Start Task material
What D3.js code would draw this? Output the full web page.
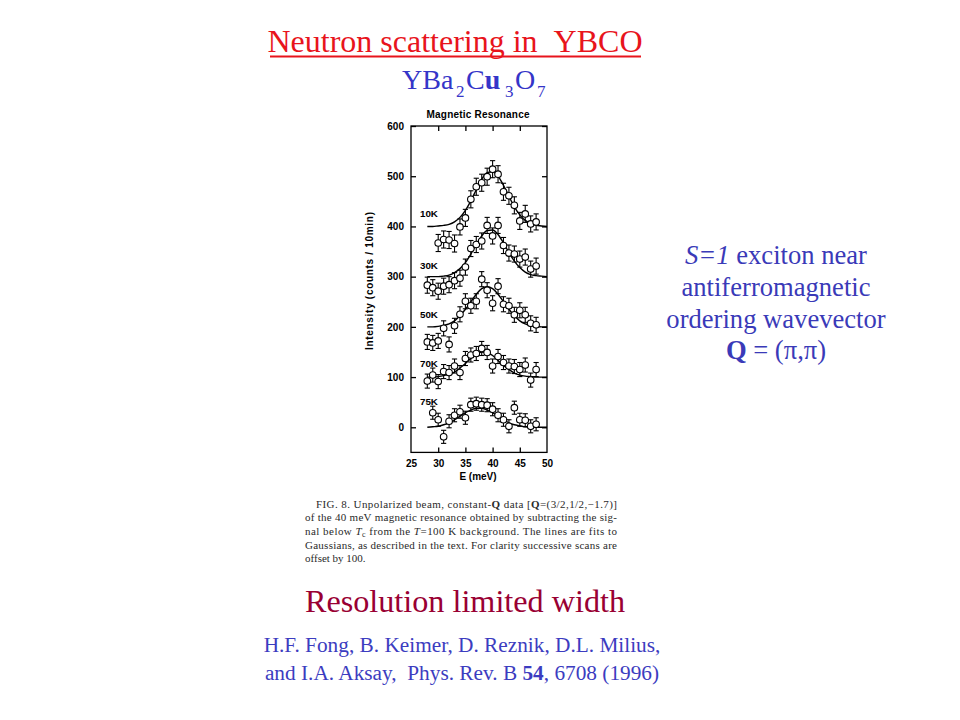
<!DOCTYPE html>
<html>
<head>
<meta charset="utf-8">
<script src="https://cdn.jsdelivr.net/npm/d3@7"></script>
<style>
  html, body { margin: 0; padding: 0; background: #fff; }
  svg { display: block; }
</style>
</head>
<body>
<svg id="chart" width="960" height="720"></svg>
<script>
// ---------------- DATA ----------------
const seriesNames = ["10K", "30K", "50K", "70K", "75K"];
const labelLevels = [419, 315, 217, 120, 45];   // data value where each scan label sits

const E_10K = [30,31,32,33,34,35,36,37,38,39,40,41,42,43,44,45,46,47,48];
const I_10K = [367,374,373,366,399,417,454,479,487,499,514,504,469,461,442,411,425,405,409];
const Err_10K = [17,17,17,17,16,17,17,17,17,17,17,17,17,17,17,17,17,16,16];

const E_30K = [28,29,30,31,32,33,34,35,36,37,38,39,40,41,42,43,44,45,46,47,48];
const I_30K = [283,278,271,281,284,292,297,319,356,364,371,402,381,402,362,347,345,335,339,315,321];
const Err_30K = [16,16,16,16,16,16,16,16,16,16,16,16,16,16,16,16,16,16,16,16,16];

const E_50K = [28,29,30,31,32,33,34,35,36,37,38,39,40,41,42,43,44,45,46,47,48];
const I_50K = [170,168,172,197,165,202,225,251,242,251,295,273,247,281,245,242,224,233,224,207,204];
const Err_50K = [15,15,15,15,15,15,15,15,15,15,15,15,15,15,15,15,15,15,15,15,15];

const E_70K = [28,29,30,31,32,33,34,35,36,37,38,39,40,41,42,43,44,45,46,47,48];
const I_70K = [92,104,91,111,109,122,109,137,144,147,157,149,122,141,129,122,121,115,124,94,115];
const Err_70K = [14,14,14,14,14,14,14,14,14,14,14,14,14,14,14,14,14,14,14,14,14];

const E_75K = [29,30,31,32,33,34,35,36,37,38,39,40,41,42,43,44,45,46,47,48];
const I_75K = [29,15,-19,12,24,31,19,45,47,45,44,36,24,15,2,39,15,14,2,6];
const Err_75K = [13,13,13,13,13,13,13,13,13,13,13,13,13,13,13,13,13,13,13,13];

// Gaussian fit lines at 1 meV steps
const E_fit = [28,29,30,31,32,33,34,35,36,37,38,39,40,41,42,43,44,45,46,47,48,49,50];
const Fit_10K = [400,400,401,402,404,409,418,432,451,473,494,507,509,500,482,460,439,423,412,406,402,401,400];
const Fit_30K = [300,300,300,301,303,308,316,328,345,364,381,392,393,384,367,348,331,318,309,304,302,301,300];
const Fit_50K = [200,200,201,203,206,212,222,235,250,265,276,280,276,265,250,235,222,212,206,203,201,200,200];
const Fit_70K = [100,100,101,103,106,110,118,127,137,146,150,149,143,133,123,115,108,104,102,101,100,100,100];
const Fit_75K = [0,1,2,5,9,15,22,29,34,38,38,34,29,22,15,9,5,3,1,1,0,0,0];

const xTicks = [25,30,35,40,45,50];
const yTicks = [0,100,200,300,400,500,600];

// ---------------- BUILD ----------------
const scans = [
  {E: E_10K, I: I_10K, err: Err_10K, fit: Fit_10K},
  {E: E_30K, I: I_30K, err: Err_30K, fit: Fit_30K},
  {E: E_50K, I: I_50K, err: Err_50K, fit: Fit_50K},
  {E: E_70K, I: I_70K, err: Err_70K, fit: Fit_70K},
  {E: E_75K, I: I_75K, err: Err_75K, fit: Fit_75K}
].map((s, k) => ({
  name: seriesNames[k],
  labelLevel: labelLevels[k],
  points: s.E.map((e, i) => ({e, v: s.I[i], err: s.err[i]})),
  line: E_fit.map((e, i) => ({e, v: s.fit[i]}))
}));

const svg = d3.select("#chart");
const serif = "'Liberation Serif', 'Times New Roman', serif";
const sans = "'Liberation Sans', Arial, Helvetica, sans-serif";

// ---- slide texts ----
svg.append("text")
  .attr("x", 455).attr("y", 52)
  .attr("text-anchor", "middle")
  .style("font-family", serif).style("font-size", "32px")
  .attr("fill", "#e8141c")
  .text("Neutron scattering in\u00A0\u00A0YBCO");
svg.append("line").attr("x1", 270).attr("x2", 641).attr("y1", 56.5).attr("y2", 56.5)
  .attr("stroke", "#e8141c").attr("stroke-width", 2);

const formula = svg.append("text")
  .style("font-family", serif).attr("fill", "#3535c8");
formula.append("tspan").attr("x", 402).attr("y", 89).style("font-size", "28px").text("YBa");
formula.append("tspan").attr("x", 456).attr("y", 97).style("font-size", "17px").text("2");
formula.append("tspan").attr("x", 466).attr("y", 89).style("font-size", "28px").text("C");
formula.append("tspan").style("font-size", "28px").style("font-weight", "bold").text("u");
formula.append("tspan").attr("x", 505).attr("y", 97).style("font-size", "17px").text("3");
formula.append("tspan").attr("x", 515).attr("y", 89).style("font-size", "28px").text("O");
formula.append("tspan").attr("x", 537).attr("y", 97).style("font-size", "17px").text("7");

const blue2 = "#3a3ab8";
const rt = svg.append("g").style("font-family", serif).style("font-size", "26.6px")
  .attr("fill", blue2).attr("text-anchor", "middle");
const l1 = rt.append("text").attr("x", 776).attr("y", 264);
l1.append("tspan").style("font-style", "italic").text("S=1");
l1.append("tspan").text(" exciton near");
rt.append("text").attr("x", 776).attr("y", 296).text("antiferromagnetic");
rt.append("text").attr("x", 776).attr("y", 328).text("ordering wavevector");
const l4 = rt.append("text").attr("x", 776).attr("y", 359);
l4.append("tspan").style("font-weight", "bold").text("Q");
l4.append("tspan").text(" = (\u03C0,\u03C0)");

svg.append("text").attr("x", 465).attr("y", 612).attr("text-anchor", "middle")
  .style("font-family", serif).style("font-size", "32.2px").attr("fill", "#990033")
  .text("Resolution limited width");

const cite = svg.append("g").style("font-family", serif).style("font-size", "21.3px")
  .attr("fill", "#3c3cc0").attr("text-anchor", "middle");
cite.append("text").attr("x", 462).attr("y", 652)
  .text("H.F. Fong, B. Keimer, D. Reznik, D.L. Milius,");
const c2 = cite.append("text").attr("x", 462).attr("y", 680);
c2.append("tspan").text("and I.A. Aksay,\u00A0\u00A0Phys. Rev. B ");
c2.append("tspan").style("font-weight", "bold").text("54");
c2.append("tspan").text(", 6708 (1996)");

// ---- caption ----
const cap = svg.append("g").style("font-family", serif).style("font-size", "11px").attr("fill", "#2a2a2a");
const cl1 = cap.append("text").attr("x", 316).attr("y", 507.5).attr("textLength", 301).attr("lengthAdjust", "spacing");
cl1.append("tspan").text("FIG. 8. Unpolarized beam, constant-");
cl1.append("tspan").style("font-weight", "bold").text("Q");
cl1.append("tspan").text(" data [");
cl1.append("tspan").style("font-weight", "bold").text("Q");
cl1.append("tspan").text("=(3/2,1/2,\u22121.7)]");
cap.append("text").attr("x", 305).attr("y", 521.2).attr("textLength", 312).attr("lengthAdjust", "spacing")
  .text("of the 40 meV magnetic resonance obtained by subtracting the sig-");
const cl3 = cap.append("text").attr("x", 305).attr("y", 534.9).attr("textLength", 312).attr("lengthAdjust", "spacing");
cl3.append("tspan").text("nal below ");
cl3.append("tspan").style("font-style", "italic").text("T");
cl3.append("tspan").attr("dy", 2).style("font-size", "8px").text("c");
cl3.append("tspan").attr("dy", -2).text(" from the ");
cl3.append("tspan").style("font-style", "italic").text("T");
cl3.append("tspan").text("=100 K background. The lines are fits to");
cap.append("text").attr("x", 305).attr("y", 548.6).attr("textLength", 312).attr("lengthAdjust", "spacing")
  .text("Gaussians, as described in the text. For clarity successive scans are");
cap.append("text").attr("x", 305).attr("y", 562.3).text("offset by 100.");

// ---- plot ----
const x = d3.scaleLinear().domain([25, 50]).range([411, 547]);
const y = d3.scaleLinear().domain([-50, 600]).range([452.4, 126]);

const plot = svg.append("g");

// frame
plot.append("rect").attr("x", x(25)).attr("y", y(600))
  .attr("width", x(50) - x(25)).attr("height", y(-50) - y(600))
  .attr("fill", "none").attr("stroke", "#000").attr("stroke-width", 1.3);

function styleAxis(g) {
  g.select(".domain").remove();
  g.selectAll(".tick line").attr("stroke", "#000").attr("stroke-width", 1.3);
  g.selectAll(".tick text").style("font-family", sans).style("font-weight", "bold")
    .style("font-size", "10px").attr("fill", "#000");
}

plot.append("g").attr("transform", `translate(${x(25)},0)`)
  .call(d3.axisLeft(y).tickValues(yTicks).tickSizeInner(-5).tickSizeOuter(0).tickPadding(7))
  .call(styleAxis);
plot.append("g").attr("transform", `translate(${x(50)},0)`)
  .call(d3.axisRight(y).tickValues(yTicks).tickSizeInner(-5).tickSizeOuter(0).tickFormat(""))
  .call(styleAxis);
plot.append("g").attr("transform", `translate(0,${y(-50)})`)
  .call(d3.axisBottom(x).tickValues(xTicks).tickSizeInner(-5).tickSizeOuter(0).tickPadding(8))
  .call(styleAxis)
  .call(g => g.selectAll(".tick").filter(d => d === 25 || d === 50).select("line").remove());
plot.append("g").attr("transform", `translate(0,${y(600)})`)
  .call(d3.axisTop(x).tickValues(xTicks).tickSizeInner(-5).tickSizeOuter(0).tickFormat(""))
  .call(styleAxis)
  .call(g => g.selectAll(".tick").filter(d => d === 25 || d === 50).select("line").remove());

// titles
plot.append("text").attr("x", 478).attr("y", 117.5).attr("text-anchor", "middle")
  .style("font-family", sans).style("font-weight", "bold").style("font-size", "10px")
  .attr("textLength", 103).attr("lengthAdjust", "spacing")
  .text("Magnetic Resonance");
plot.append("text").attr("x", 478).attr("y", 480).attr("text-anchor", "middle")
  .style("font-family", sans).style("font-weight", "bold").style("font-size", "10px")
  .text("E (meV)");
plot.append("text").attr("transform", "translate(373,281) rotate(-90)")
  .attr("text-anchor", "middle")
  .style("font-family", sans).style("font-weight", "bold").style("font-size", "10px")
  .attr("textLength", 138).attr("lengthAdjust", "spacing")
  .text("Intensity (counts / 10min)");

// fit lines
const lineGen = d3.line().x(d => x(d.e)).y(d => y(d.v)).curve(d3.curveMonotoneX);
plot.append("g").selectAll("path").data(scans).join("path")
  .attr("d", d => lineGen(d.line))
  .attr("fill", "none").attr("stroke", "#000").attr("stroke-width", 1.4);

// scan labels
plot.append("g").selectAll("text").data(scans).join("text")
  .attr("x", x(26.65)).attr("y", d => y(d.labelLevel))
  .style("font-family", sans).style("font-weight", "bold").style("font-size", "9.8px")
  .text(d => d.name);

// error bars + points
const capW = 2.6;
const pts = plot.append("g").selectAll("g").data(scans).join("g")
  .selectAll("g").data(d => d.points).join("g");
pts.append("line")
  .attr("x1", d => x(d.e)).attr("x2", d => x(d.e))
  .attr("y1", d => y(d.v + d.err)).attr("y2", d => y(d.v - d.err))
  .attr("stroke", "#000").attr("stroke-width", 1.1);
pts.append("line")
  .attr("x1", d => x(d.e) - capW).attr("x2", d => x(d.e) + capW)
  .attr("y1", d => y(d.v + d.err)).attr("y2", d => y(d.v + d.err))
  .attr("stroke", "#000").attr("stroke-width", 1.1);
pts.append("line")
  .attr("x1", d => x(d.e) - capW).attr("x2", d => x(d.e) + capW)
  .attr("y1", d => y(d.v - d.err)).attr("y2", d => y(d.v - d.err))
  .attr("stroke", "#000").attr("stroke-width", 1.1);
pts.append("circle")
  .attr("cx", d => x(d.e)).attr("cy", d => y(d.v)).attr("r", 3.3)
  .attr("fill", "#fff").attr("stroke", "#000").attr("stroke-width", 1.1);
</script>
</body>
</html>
End Task material
Start Task material
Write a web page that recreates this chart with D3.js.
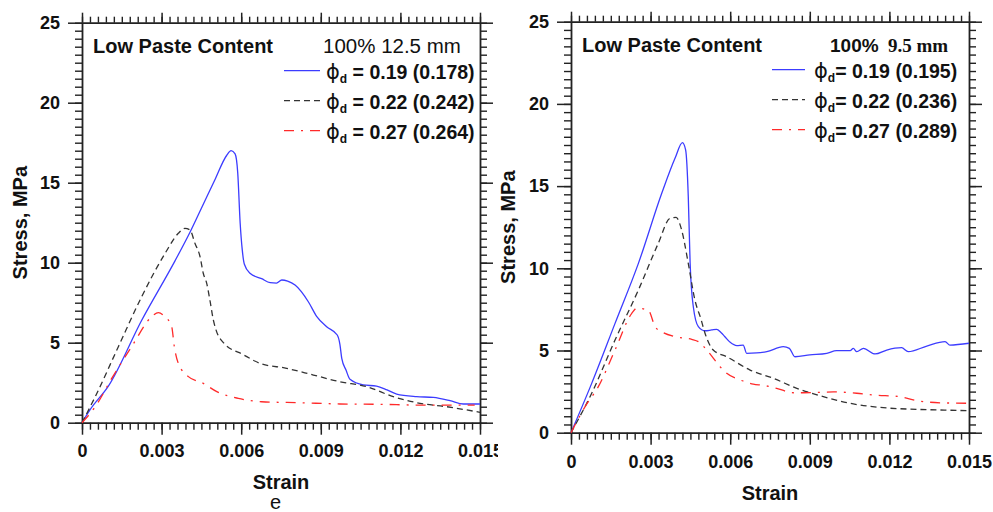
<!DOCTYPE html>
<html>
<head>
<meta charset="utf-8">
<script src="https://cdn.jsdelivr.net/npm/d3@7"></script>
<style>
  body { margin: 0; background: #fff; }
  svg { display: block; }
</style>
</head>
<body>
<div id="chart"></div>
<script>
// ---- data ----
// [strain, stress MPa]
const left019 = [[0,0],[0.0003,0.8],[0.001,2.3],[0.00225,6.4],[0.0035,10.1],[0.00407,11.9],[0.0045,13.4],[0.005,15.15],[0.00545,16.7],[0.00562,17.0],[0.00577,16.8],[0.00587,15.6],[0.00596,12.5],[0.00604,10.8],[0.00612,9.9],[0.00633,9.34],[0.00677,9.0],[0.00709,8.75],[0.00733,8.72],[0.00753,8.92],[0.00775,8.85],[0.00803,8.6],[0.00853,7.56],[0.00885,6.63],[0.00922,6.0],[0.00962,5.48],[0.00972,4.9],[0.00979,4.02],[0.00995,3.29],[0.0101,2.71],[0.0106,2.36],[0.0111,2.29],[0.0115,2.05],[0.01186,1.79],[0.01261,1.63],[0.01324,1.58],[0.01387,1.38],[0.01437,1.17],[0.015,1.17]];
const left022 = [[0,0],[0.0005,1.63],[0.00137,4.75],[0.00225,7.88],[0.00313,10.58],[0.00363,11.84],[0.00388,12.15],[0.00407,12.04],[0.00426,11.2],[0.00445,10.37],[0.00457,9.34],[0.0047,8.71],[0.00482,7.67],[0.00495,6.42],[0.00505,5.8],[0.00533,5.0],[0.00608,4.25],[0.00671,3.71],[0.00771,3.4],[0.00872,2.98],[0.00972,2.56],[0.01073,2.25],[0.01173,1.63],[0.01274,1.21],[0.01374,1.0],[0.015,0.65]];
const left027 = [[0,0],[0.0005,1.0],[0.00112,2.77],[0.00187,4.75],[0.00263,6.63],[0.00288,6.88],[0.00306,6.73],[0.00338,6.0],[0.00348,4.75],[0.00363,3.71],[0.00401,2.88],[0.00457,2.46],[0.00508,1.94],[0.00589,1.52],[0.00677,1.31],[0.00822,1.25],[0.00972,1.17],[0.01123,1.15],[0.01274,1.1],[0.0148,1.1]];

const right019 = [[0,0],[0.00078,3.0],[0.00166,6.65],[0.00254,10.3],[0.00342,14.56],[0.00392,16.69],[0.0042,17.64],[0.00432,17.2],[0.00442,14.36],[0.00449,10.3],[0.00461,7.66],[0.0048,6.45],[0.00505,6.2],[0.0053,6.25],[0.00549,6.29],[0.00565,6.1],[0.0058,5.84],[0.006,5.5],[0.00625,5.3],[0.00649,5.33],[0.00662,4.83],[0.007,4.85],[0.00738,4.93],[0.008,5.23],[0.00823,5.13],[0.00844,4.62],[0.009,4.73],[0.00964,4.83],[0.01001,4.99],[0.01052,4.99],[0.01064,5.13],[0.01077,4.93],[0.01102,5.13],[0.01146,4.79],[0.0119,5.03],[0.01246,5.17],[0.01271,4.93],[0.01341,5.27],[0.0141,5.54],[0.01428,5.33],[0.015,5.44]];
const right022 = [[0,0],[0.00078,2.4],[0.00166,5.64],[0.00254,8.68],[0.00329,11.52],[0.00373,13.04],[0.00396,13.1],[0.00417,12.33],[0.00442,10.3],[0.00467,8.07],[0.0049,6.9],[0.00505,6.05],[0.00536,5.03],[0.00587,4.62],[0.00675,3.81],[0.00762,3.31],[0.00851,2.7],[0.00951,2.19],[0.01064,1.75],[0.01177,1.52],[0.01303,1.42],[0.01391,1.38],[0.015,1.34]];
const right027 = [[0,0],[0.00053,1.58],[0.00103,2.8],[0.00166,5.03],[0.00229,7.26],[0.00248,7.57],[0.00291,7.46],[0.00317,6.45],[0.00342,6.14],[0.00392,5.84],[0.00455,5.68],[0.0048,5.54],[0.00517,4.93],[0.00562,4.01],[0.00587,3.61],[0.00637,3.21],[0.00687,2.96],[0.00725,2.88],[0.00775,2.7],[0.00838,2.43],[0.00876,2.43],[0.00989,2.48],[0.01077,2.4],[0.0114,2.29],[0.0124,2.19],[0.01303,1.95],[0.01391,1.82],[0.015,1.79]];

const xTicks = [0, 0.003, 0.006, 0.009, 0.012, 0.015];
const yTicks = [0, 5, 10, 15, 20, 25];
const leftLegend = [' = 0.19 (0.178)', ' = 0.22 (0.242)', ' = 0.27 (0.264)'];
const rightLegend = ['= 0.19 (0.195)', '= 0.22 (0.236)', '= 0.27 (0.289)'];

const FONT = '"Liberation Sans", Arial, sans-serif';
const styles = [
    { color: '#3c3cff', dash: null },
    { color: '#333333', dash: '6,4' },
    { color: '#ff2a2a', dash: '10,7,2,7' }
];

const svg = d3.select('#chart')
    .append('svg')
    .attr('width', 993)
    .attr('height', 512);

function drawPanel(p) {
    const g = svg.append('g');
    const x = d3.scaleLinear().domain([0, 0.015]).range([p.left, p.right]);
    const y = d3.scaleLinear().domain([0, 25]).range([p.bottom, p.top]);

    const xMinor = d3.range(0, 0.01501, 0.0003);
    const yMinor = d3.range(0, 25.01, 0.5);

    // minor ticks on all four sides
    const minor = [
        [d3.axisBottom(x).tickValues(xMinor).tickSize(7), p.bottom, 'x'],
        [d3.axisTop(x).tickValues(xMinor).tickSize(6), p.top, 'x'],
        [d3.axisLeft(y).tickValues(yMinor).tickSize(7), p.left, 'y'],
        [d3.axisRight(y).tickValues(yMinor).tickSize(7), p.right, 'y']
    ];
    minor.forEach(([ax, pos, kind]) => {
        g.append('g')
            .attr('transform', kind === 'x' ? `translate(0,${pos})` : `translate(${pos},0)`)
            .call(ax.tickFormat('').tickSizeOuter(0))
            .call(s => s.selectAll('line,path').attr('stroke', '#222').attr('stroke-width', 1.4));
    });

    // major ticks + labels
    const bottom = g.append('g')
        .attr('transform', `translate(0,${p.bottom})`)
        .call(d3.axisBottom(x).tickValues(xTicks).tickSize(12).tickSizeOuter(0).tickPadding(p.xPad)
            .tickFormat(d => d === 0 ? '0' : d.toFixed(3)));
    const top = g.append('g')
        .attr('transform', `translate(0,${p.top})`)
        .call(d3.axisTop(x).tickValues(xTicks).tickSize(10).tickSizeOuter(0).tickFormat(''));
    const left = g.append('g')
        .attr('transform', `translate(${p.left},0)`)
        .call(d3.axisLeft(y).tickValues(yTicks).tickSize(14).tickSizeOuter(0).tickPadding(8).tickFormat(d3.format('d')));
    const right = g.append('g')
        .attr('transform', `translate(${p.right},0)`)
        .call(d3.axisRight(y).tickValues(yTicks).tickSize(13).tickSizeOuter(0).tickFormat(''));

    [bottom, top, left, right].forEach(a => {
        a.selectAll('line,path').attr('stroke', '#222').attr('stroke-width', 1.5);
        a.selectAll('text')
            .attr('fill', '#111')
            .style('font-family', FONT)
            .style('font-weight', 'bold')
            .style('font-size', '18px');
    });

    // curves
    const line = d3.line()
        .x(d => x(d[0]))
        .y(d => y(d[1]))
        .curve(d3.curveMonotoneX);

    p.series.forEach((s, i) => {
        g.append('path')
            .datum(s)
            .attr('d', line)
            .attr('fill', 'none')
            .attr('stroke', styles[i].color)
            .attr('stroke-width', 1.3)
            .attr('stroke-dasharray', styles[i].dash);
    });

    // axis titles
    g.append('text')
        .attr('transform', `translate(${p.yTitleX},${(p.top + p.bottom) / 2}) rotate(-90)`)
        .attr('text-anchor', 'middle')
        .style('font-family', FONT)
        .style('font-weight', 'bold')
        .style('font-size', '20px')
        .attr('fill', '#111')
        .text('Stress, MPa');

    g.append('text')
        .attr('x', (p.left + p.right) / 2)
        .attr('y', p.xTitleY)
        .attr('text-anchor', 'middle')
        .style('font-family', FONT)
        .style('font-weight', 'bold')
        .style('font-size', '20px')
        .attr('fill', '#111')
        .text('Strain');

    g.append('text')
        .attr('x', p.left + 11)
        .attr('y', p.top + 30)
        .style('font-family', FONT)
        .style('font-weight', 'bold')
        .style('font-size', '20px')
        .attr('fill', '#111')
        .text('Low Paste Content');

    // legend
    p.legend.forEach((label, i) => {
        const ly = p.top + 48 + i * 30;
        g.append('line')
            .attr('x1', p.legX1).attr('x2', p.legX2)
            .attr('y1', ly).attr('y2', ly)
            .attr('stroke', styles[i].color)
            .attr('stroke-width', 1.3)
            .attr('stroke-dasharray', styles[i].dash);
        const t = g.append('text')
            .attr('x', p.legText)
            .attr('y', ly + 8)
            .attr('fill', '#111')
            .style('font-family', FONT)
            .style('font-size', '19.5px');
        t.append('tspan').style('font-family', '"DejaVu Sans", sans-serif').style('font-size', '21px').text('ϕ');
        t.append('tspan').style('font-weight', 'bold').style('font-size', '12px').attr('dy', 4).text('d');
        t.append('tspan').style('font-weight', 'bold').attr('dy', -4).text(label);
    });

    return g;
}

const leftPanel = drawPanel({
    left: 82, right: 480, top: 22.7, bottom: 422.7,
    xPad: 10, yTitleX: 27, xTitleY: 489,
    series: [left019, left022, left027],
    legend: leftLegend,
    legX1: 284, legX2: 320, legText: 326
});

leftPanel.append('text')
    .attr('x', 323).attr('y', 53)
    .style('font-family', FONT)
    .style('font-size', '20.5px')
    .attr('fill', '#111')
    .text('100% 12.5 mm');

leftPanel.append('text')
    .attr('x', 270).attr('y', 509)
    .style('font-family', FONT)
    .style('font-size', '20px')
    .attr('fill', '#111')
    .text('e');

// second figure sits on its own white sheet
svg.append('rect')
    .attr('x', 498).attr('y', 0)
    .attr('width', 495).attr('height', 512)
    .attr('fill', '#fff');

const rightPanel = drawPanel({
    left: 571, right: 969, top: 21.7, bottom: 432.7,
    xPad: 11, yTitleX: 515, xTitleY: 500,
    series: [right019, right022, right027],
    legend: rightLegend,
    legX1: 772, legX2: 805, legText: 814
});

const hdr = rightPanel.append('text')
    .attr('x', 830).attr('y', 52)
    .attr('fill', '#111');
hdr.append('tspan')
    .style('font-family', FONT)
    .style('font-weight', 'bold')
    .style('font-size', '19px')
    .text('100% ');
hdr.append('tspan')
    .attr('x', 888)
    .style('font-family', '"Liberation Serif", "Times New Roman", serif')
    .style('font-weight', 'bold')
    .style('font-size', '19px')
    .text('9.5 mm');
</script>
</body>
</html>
End Task material
Give back only the lines from the one holding "What D3.js code" through the one holding "const labelLevels = [419, 315, 217, 120, 45];", both kept, exactly as written. Omit the images.

What D3.js code would draw this? Output the full web page.
<!DOCTYPE html>
<html>
<head>
<meta charset="utf-8">
<script src="https://cdn.jsdelivr.net/npm/d3@7"></script>
<style>
  html, body { margin: 0; padding: 0; background: #fff; }
  svg { display: block; }
</style>
</head>
<body>
<svg id="chart" width="960" height="720"></svg>
<script>
// ---------------- DATA ----------------
const seriesNames = ["10K", "30K", "50K", "70K", "75K"];
const labelLevels = [419, 315, 217, 120, 45];   // data value where each scan label sits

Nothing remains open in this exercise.